— EXERCISE DIRECTIONS —
All of the lines below are to be printed again exactly; images are excluded from the output.

— DATA SEGMENT —
________

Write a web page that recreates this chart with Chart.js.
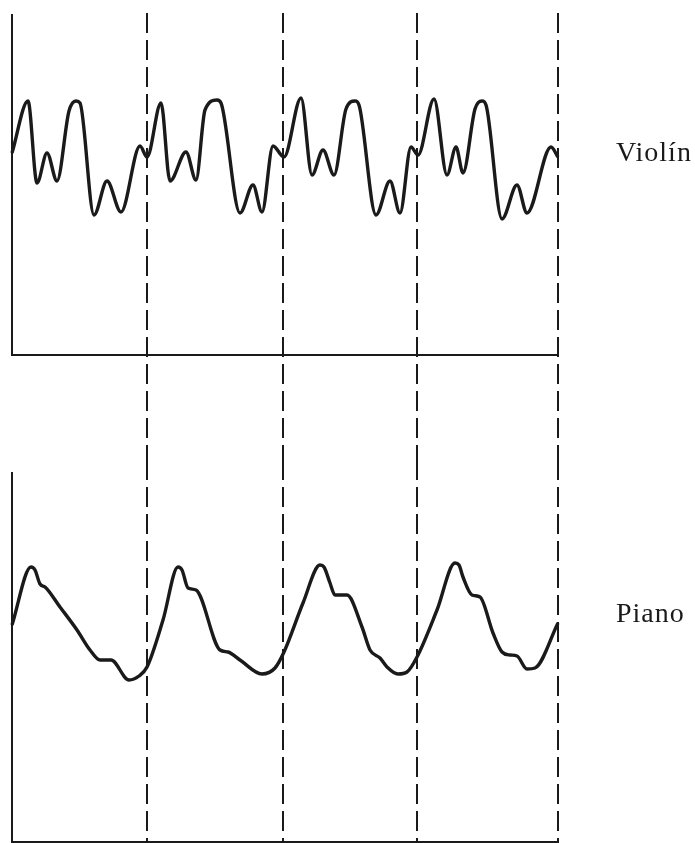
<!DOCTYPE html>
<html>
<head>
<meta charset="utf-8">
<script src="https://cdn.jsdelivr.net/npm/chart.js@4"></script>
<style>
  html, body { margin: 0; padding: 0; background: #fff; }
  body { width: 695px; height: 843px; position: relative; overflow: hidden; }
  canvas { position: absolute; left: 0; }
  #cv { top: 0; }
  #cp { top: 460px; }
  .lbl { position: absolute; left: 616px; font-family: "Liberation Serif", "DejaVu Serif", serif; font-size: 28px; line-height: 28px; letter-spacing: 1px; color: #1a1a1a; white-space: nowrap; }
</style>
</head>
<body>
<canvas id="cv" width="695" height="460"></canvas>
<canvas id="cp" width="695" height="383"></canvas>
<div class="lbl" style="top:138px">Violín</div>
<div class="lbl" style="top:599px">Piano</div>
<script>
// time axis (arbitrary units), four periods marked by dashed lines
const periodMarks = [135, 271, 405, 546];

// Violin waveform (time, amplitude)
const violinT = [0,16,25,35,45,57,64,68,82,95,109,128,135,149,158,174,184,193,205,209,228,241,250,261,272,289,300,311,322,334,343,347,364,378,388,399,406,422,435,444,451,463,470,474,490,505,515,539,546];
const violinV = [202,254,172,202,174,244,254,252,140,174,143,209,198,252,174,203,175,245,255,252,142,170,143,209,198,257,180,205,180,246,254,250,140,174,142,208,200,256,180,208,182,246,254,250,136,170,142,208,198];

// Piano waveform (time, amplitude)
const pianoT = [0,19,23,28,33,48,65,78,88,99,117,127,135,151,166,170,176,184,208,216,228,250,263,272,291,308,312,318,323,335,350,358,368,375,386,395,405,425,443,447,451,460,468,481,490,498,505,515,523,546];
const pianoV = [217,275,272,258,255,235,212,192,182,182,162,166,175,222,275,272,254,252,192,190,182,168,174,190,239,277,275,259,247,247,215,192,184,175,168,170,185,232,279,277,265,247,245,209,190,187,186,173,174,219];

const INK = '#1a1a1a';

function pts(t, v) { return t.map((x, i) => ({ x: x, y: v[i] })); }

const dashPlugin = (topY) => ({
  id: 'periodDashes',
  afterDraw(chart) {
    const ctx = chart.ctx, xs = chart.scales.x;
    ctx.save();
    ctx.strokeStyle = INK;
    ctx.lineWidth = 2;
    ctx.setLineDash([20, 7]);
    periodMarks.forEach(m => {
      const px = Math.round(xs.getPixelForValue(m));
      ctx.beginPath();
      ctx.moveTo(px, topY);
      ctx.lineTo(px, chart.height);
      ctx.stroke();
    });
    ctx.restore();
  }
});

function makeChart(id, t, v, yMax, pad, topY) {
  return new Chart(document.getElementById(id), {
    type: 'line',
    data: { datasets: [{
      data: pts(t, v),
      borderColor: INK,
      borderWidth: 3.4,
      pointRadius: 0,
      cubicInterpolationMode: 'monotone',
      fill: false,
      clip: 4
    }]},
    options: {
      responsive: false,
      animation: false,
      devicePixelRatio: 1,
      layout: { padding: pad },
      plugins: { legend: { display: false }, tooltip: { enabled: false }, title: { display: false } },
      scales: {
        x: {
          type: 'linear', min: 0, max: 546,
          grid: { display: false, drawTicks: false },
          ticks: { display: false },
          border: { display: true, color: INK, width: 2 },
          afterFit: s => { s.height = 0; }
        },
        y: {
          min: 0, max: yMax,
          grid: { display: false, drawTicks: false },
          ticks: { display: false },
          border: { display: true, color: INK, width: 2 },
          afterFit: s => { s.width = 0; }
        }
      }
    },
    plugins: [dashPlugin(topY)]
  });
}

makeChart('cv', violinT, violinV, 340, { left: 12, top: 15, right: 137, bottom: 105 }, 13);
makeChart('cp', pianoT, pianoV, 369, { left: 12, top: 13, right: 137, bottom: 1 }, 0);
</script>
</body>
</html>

________

— FINAL ANSWER —
Write a web page that recreates this chart with Chart.js.
<!DOCTYPE html>
<html>
<head>
<meta charset="utf-8">
<script src="https://cdn.jsdelivr.net/npm/chart.js@4"></script>
<style>
  html, body { margin: 0; padding: 0; background: #fff; }
  body { width: 695px; height: 843px; position: relative; overflow: hidden; }
  canvas { position: absolute; left: 0; }
  #cv { top: 0; }
  #cp { top: 460px; }
  .lbl { position: absolute; left: 616px; font-family: "Liberation Serif", "DejaVu Serif", serif; font-size: 28px; line-height: 28px; letter-spacing: 1px; color: #1a1a1a; white-space: nowrap; }
</style>
</head>
<body>
<canvas id="cv" width="695" height="460"></canvas>
<canvas id="cp" width="695" height="383"></canvas>
<div class="lbl" style="top:138px">Violín</div>
<div class="lbl" style="top:599px">Piano</div>
<script>
// time axis (arbitrary units), four periods marked by dashed lines
const periodMarks = [135, 271, 405, 546];

// Violin waveform (time, amplitude)
const violinT = [0,16,25,35,45,57,64,68,82,95,109,128,135,149,158,174,184,193,205,209,228,241,250,261,272,289,300,311,322,334,343,347,364,378,388,399,406,422,435,444,451,463,470,474,490,505,515,539,546];
const violinV = [202,254,172,202,174,244,254,252,140,174,143,209,198,252,174,203,175,245,255,252,142,170,143,209,198,257,180,205,180,246,254,250,140,174,142,208,200,256,180,208,182,246,254,250,136,170,142,208,198];

// Piano waveform (time, amplitude)
const pianoT = [0,19,23,28,33,48,65,78,88,99,117,127,135,151,166,170,176,184,208,216,228,250,263,272,291,308,312,318,323,335,350,358,368,375,386,395,405,425,443,447,451,460,468,481,490,498,505,515,523,546];
const pianoV = [217,275,272,258,255,235,212,192,182,182,162,166,175,222,275,272,254,252,192,190,182,168,174,190,239,277,275,259,247,247,215,192,184,175,168,170,185,232,279,277,265,247,245,209,190,187,186,173,174,219];

const INK = '#1a1a1a';

function pts(t, v) { return t.map((x, i) => ({ x: x, y: v[i] })); }

const dashPlugin = (topY) => ({
  id: 'periodDashes',
  afterDraw(chart) {
    const ctx = chart.ctx, xs = chart.scales.x;
    ctx.save();
    ctx.strokeStyle = INK;
    ctx.lineWidth = 2;
    ctx.setLineDash([20, 7]);
    periodMarks.forEach(m => {
      const px = Math.round(xs.getPixelForValue(m));
      ctx.beginPath();
      ctx.moveTo(px, topY);
      ctx.lineTo(px, chart.height);
      ctx.stroke();
    });
    ctx.restore();
  }
});

function makeChart(id, t, v, yMax, pad, topY) {
  return new Chart(document.getElementById(id), {
    type: 'line',
    data: { datasets: [{
      data: pts(t, v),
      borderColor: INK,
      borderWidth: 3.4,
      pointRadius: 0,
      cubicInterpolationMode: 'monotone',
      fill: false,
      clip: 4
    }]},
    options: {
      responsive: false,
      animation: false,
      devicePixelRatio: 1,
      layout: { padding: pad },
      plugins: { legend: { display: false }, tooltip: { enabled: false }, title: { display: false } },
      scales: {
        x: {
          type: 'linear', min: 0, max: 546,
          grid: { display: false, drawTicks: false },
          ticks: { display: false },
          border: { display: true, color: INK, width: 2 },
          afterFit: s => { s.height = 0; }
        },
        y: {
          min: 0, max: yMax,
          grid: { display: false, drawTicks: false },
          ticks: { display: false },
          border: { display: true, color: INK, width: 2 },
          afterFit: s => { s.width = 0; }
        }
      }
    },
    plugins: [dashPlugin(topY)]
  });
}

makeChart('cv', violinT, violinV, 340, { left: 12, top: 15, right: 137, bottom: 105 }, 13);
makeChart('cp', pianoT, pianoV, 369, { left: 12, top: 13, right: 137, bottom: 1 }, 0);
</script>
</body>
</html>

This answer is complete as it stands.